Anna Vock (13 January 1885 – 4 December 1962) was a Swiss journalist, organizer, and LGBT activist during the interwar period in Switzerland. Although lesbianism was not criminalized like male homosexuality in Switzerland during her activist period, Vock faced public recrimination for her work in publishing, was monitored by police, and arrested.

==Amaticia==
Anna (nicknamed "Mammina") Vock was born on 13 January 1885 in Anglikon, Aargau. Little is known about her early life or educational background.

In 1931, with Laura Thoma, Vock formed the group Amiticia, taking the position of secretary. The aim of the organization was to relieve the isolation of lesbians and through strong associations promote acceptance and visibility.
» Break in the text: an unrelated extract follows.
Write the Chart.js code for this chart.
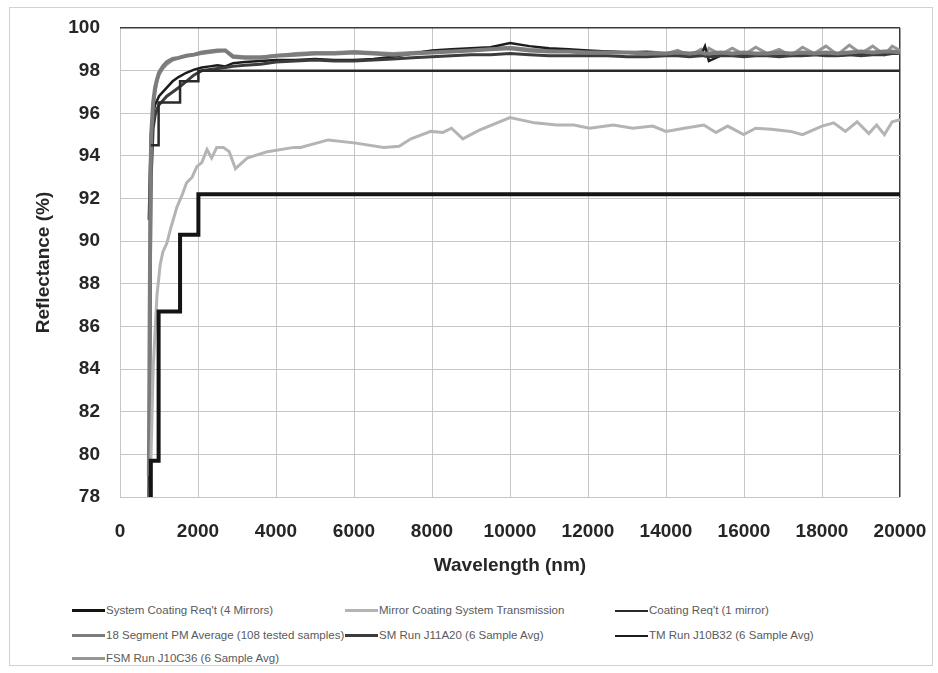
<!DOCTYPE html>
<html>
<head>
<meta charset="utf-8">
<title>Reflectance vs Wavelength</title>
<script src="https://cdn.jsdelivr.net/npm/chart.js@4.4.1/dist/chart.umd.min.js"></script>
<style>
  body { margin: 0; background: #fff; }
  #wrap { position: relative; width: 938px; height: 673px; overflow: hidden; }
  #frame { position: absolute; left: 9px; top: 7px; width: 922px; height: 657px; border: 1px solid #d2d2d2; }
  #reflChart { position: absolute; left: 0; top: 0; }
  .leg { position: absolute; font-family: 'Liberation Sans', Arial, sans-serif; font-size: 11.5px; color: #5a5a5a; white-space: nowrap; line-height: 14px; }
  .leg span.swatch { display: inline-block; width: 33px; vertical-align: middle; margin-right: 1px; }
</style>
</head>
<body>
<div id="wrap">
  <div id="frame"></div>
  <canvas id="reflChart" width="938" height="590"></canvas>
  <div id="legend"></div>
</div>
<script>
// requirement steps (shared wavelengths)
const stepWl = [790, 790, 990, 1540, 2010, 20000];
const req4Mirrors = [78, 79.7, 86.7, 90.3, 92.2, 92.2];
const req1Mirror = [94.5, 94.5, 96.5, 97.5, 98.0, 98.0];

// mirror coating system transmission
const transWl = [770, 800, 850, 900, 950, 1030, 1100, 1200, 1300, 1460, 1600, 1710, 1850, 1970, 2100,
  2230, 2350, 2480, 2650, 2800, 2960, 3260, 3780, 4460, 4630, 5340, 6050, 6760, 7160, 7460,
  7970, 8280, 8500, 8790, 9200, 10000, 10630, 11200, 11640, 12040, 12650, 13150, 13660, 14000, 14470,
  14970, 15280, 15580, 15990, 16300, 16700, 17200, 17500, 18000, 18300, 18600, 18900, 19200, 19400, 19600,
  19800, 20000];
const transVal = [78.0, 80.3, 84.0, 85.8, 87.5, 88.9, 89.5, 89.9, 90.6, 91.6, 92.2, 92.75, 93.0, 93.5, 93.7,
  94.3, 93.9, 94.4, 94.4, 94.2, 93.4, 93.9, 94.2, 94.4, 94.4, 94.75, 94.6, 94.4, 94.45, 94.8,
  95.15, 95.1, 95.3, 94.8, 95.2, 95.8, 95.55, 95.45, 95.45, 95.3, 95.45, 95.3, 95.4, 95.15, 95.3,
  95.45, 95.1, 95.4, 95.0, 95.3, 95.25, 95.15, 95.0, 95.4, 95.55, 95.15, 95.6, 95.05, 95.45, 95.0,
  95.6, 95.7];

// measured runs (shared wavelengths)
const measWl = [
  740, 760, 780, 800, 850, 900, 950, 1000,
  1100, 1200, 1350, 1500, 1700, 1900, 2100, 2300,
  2500, 2700, 2900, 3200, 3600, 4000, 4500, 5000,
  5500, 6000, 6500, 7000, 7500, 8000, 8500, 9000,
  9500, 10000, 10500, 11000, 11500, 12000, 12500, 13000,
  13500, 14000, 14300, 14600, 14900, 15000, 15100, 15400,
  15700, 16000, 16300, 16600, 16900, 17200, 17500, 17800,
  18100, 18400, 18700, 19000, 19300, 19600, 19800, 20000];
const pmAvg = [
  79.0, 86.0, 92.5, 95.0, 96.5, 97.2, 97.6, 97.9,
  98.2, 98.4, 98.55, 98.6, 98.7, 98.75, 98.85, 98.9,
  98.95, 98.95, 98.65, 98.6, 98.6, 98.7, 98.75, 98.8,
  98.8, 98.85, 98.8, 98.75, 98.8, 98.85, 98.9, 98.95,
  99.0, 99.05, 98.95, 98.9, 98.9, 98.85, 98.85, 98.85,
  98.8, 98.8, 98.85, 98.8, 98.85, 98.8, 98.8, 98.85,
  98.8, 98.85, 98.8, 98.8, 98.85, 98.8, 98.85, 98.8,
  98.85, 98.8, 98.85, 98.9, 98.85, 98.9, 98.9, 98.85];
const smRun = [
  78.0, 82.0, 89.0, 93.0, 95.3, 95.9, 96.2, 96.4,
  96.6, 96.8, 97.0, 97.2, 97.5, 97.8, 98.0, 98.05,
  98.1, 98.15, 98.2, 98.25, 98.3, 98.4, 98.45, 98.5,
  98.45, 98.45, 98.5, 98.55, 98.6, 98.65, 98.7, 98.75,
  98.75, 98.8, 98.75, 98.7, 98.7, 98.7, 98.7, 98.65,
  98.65, 98.7, 98.7, 98.65, 98.7, 98.7, 98.65, 98.7,
  98.7, 98.65, 98.7, 98.7, 98.65, 98.7, 98.7, 98.75,
  98.7, 98.7, 98.75, 98.7, 98.75, 98.75, 98.8, 98.8];
const tmRun = [
  91.0, 92.8, 94.2, 95.2, 96.0, 96.4, 96.6, 96.8,
  97.0, 97.2, 97.5, 97.7, 97.9, 98.05, 98.15, 98.2,
  98.25, 98.2, 98.35, 98.4, 98.45, 98.5, 98.5, 98.55,
  98.5, 98.5, 98.55, 98.65, 98.8, 98.95, 99.0, 99.05,
  99.1, 99.3, 99.15, 99.05, 99.0, 98.95, 98.9, 98.85,
  98.85, 98.8, 98.75, 98.8, 98.75, 99.15, 98.45, 98.7,
  98.75, 98.7, 98.75, 98.7, 98.7, 98.75, 98.7, 98.75,
  98.75, 98.7, 98.75, 98.8, 98.75, 98.8, 98.8, 98.85];
const fsmRun = [
  78.0, 84.0, 91.5, 94.5, 96.2, 97.0, 97.5, 97.8,
  98.1, 98.3, 98.5, 98.6, 98.7, 98.75, 98.8, 98.85,
  98.9, 98.95, 98.7, 98.65, 98.65, 98.7, 98.8, 98.85,
  98.85, 98.9, 98.85, 98.8, 98.85, 98.9, 98.95, 99.0,
  99.05, 99.1, 99.0, 98.95, 98.9, 98.85, 98.9, 98.85,
  98.9, 98.8, 98.95, 98.7, 99.0, 98.7, 99.05, 98.75,
  99.05, 98.75, 99.1, 98.8, 99.0, 98.7, 99.1, 98.8,
  99.15, 98.75, 99.2, 98.8, 99.15, 98.75, 99.15, 98.95];

const xTicks = [0, 2000, 4000, 6000, 8000, 10000, 12000, 14000, 16000, 18000, 20000];
const yTicks = [78, 80, 82, 84, 86, 88, 90, 92, 94, 96, 98, 100];

function pts(xs, ys) {
  return xs.map((x, i) => ({ x: x, y: ys[i] }));
}

document.addEventListener('DOMContentLoaded', () => {
  const tickFont = { family: "'Liberation Sans', Arial, sans-serif", size: 19, weight: 'bold' };

  const ctx = document.getElementById('reflChart').getContext('2d');
  const reflChart = new Chart(ctx, {
    type: 'line',
    data: {
      datasets: [
        { label: "System Coating Req't (4 Mirrors)", data: pts(stepWl, req4Mirrors), borderColor: '#141414', borderWidth: 4, stepped: 'before' },
        { label: 'Mirror Coating System Transmission', data: pts(transWl, transVal), borderColor: '#b4b4b4', borderWidth: 3 },
        { label: "Coating Req't (1 mirror)", data: pts(stepWl, req1Mirror), borderColor: '#2a2a2a', borderWidth: 2.5, stepped: 'before' },
        { label: '18 Segment PM Average (108 tested samples)', data: pts(measWl, pmAvg), borderColor: '#7c7c7c', borderWidth: 4 },
        { label: 'SM Run J11A20 (6 Sample Avg)', data: pts(measWl, smRun), borderColor: '#3c3c3c', borderWidth: 3 },
        { label: 'TM Run J10B32 (6 Sample Avg)', data: pts(measWl, tmRun), borderColor: '#1c1c1c', borderWidth: 2.5 },
        { label: 'FSM Run J10C36 (6 Sample Avg)', data: pts(measWl, fsmRun), borderColor: '#969696', borderWidth: 3 }
      ]
    },
    options: {
      responsive: false,
      animation: false,
      events: [],
      elements: { point: { radius: 0 }, line: { tension: 0 } },
      layout: { padding: { top: 28, right: 38, left: 0, bottom: 0 } },
      plugins: { legend: { display: false }, tooltip: { enabled: false } },
      scales: {
        x: {
          type: 'linear',
          min: 0,
          max: 20000,
          afterBuildTicks: (scale) => { scale.ticks = xTicks.map(v => ({ value: v })); },
          afterFit: (scale) => { scale.height = 93; scale.paddingLeft = 0; scale.paddingRight = 0; },
          ticks: { color: '#262626', font: tickFont, padding: 23, maxRotation: 0, callback: (v) => String(v) },
          grid: { drawTicks: false, color: (c) => c.tick && c.tick.value === 20000 ? '#3a3a3a' : '#c6c6c6', lineWidth: (c) => c.tick && c.tick.value === 20000 ? 1.5 : 1 },
          border: { display: false },
          title: { display: true, text: 'Wavelength (nm)', color: '#262626', font: tickFont, padding: { top: 0, bottom: 13 } }
        },
        y: {
          min: 78,
          max: 100,
          afterBuildTicks: (scale) => { scale.ticks = yTicks.map(v => ({ value: v })); },
          afterFit: (scale) => { scale.width = 120; scale.paddingTop = 0; scale.paddingBottom = 0; },
          ticks: { color: '#262626', font: tickFont, padding: 20 },
          grid: { drawTicks: false, color: (c) => c.tick && c.tick.value === 100 ? '#3a3a3a' : '#c6c6c6', lineWidth: (c) => c.tick && c.tick.value === 100 ? 1.5 : 1 },
          border: { display: false },
          title: { display: true, text: 'Reflectance (%)', color: '#262626', font: tickFont, padding: { top: 32, bottom: 0 } }
        }
      }
    }
  });

  // legend laid out in three columns like the original
  const colX = [72, 345, 615];
  const rowY = [603, 628, 651];
  const legend = document.getElementById('legend');
  reflChart.data.datasets.forEach((ds, i) => {
    const item = document.createElement('div');
    item.className = 'leg';
    item.style.left = colX[i % 3] + 'px';
    item.style.top = rowY[Math.floor(i / 3)] + 'px';
    const sw = document.createElement('span');
    sw.className = 'swatch';
    sw.style.borderTop = Math.min(ds.borderWidth, 3) + 'px solid ' + ds.borderColor;
    item.appendChild(sw);
    item.appendChild(document.createTextNode(ds.label));
    legend.appendChild(item);
  });
});
</script>
</body>
</html>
The original ad in lesbian magazine Garçonne proclaimed: "Sisters of Lesbos, you too have a full right to love and its freedom." In October of the same year, Volk joined the gay organization Excentric-Club – Zürich and made it an integrated organization, in which Volk herself became president in 1933.

==Freundschaftsbanner / Der Kreis==
In 1932, Thoma and EZC member August Bambula founded the magazine Freundschaftsbanner, which changed its name several times, eventually becoming Der Kreis ("the circle", 1942–1967), the primary homosexual publication in Europe. Vock was involved at the beginning, focusing on the women's section and personal ads, but became more and more involved, eventually becoming the editor and publisher of the magazine from 1933 to 1942.

During her time as editor, Volk was targeted by multiple sources for her work on the paper. The tabloid magazines Scheinwerfer and Guggu published her real name and addresses after she had started working under the pen name Mammina, resulting in the loss of several jobs. She was charged with "acting as a pander" for her work in the personal ads, but later acquitted on appeal, and arrested on suspicion of communist activity, but released.

Karl Meier, who succeeded Volk as editor of Der Kreis in 1943, published his obituary in the magazine. "Farewell, Mammina. Your name will remain forever united to our cause in Switzerland. You prepared the ground on which we must build. Hopefully we will succeed."